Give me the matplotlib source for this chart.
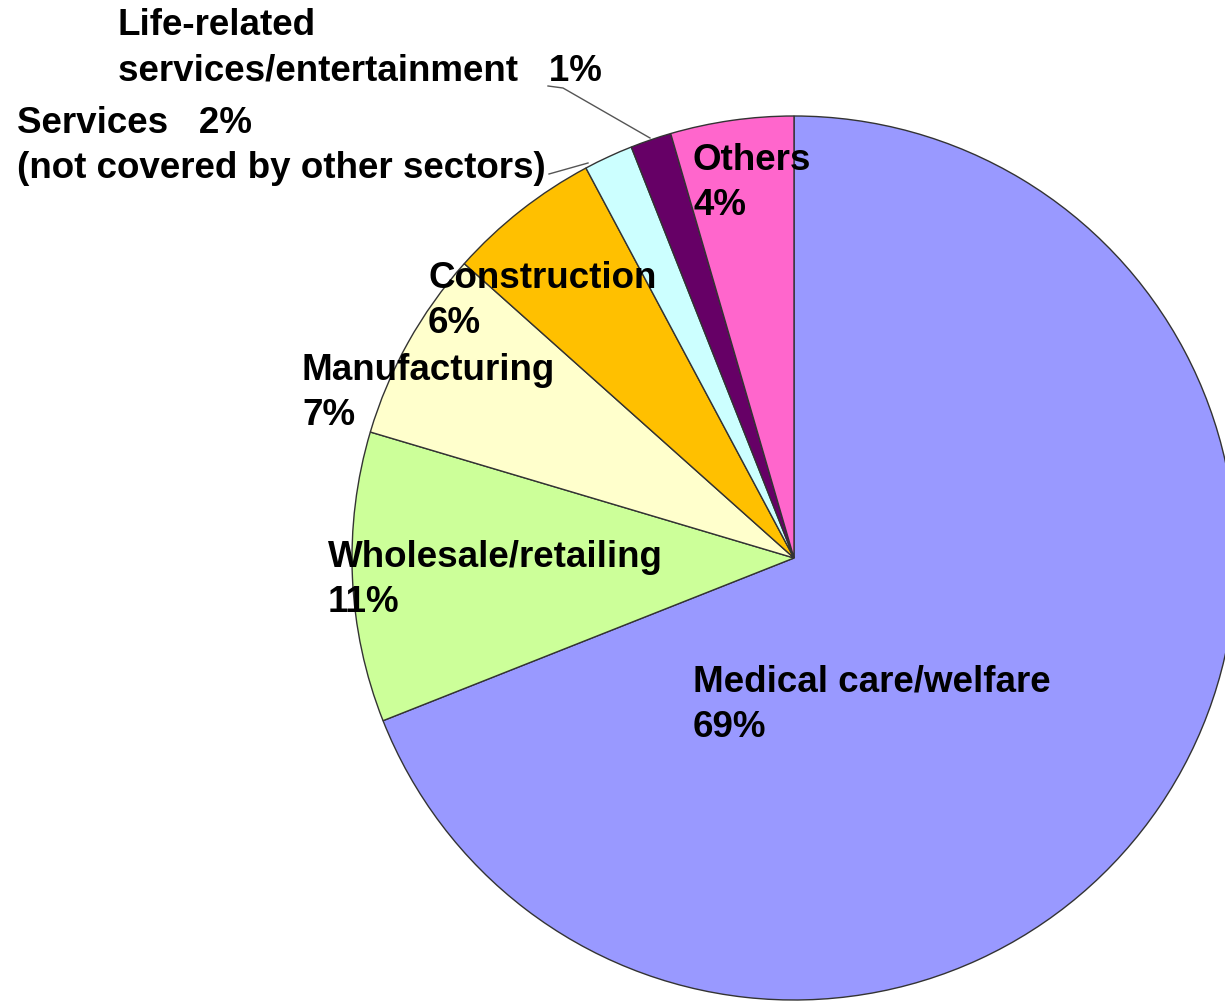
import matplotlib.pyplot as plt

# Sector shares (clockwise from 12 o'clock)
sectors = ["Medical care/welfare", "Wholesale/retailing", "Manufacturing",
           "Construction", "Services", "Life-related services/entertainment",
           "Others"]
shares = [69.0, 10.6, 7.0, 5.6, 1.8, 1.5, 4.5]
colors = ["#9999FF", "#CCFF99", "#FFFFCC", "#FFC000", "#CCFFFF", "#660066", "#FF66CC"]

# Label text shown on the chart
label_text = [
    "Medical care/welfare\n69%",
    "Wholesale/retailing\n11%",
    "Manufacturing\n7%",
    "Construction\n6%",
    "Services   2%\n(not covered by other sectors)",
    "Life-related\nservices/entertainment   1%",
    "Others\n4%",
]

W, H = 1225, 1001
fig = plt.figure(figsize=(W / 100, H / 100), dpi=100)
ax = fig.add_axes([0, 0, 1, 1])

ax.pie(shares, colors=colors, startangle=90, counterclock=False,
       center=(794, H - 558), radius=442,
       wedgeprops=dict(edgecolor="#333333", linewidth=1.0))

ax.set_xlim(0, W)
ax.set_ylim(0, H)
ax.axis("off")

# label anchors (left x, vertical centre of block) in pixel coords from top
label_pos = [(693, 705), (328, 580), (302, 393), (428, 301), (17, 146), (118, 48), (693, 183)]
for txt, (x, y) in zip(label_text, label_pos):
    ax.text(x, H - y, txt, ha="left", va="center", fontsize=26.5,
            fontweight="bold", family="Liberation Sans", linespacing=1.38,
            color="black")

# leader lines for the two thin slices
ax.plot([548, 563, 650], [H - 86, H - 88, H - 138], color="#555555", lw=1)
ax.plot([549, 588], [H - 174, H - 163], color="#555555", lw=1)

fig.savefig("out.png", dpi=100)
::::::
Aim – Give again, exactly, the lines from the start of the data through the one holding "ax = fig.add_axes([0, 0, 1, 1])"; omit the pictures.

Complete output –
Give me the matplotlib source for this chart.
import matplotlib.pyplot as plt

# Sector shares (clockwise from 12 o'clock)
sectors = ["Medical care/welfare", "Wholesale/retailing", "Manufacturing",
           "Construction", "Services", "Life-related services/entertainment",
           "Others"]
shares = [69.0, 10.6, 7.0, 5.6, 1.8, 1.5, 4.5]
colors = ["#9999FF", "#CCFF99", "#FFFFCC", "#FFC000", "#CCFFFF", "#660066", "#FF66CC"]

# Label text shown on the chart
label_text = [
    "Medical care/welfare\n69%",
    "Wholesale/retailing\n11%",
    "Manufacturing\n7%",
    "Construction\n6%",
    "Services   2%\n(not covered by other sectors)",
    "Life-related\nservices/entertainment   1%",
    "Others\n4%",
]

W, H = 1225, 1001
fig = plt.figure(figsize=(W / 100, H / 100), dpi=100)
ax = fig.add_axes([0, 0, 1, 1])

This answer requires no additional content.